O trabalho recente da estudante de doutorado Clara Giménez Arteaga, do Cosmic Dawn Center, na Dinamarca, mostra que ao adicionarmos a luz de todas as estrelas em uma única galáxia distante, encontramos que a massa da população estelar é muito maior do que se esperava.

Além de estar usando o melhor telescópio espacial existente, Arteaga está assumindo várias outras teorias para explicar a luz das galáxias que estão entre 12,7 bilhões e 13,2 bilhões de anos atrás.
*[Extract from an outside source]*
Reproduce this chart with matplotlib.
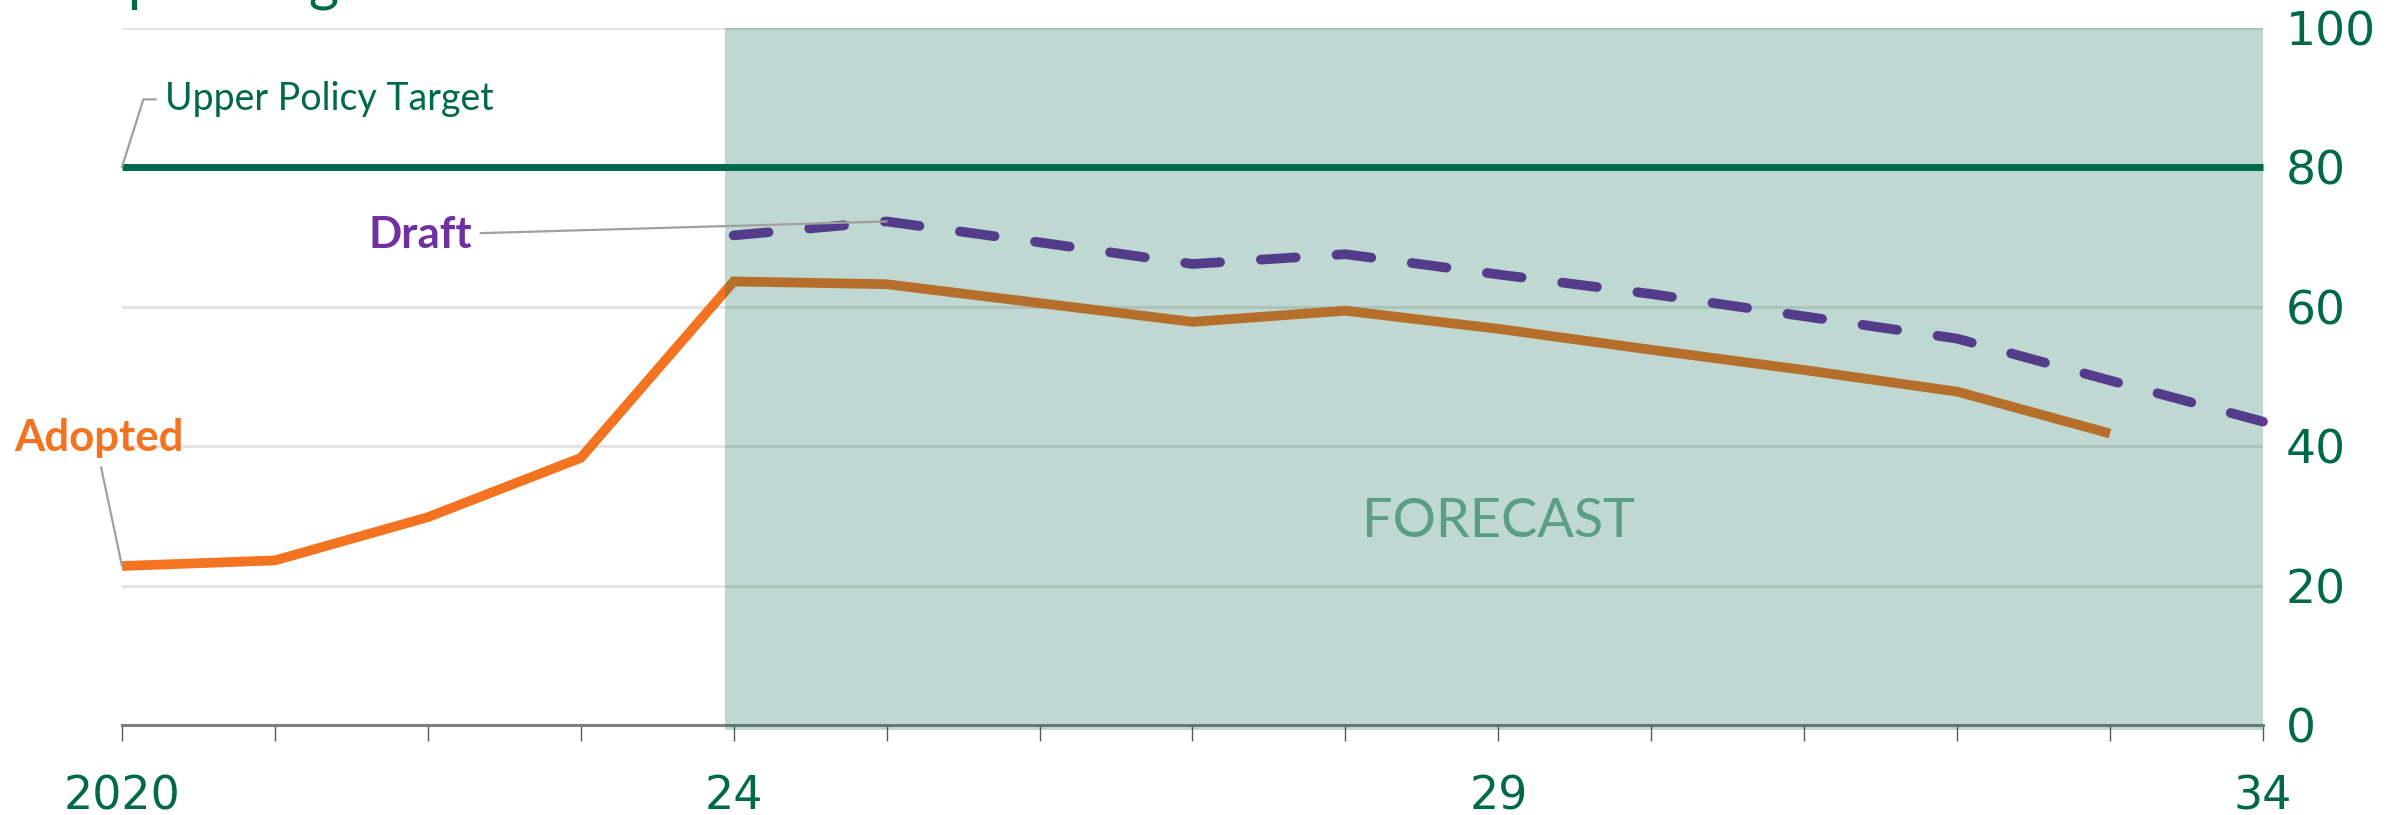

Por exemplo, ela assume que a maior parte da luz das galáxias vem de estrelas pequenas e pouco massivas, mas que não são facilmente visíveis.

Ela também parte do princípio de que as galáxias são feitas de várias regiões de formação de estrelas e que, em certos casos, observa-se as estrelas mais jovens em cima da população estelar mais velha formada anteriormente.

É esse resultado que tem maiores consequências, já que com o modelo Lambda-CDM não conseguimos explicar como houve tempo suficiente para formar tantas estrelas antes daquela época — lembrando que o Universo tem 13,7 bilhões de anos.

Os resultados de Arteaga precisam ser confirmados antes de embarcarmos em um novo modelo cosmológico que explique suas observações, mas vamos lembrar também que um dos ingredientes do modelo Lambda-CDM é a grande quantidade de energia escura que permeia o Universo, chegando a 68% da energia total.

Como os estudos da energia escura serão o foco do novo satélite da Nasa, o telescópio espacial Grace Roman, a ser lançado em 2027, tudo indica que estaremos testando os modelos cosmológicos e, quem sabe, revisando-os. Tempos bons para quem estuda o Universo distante e com muitas descobertas pela frente!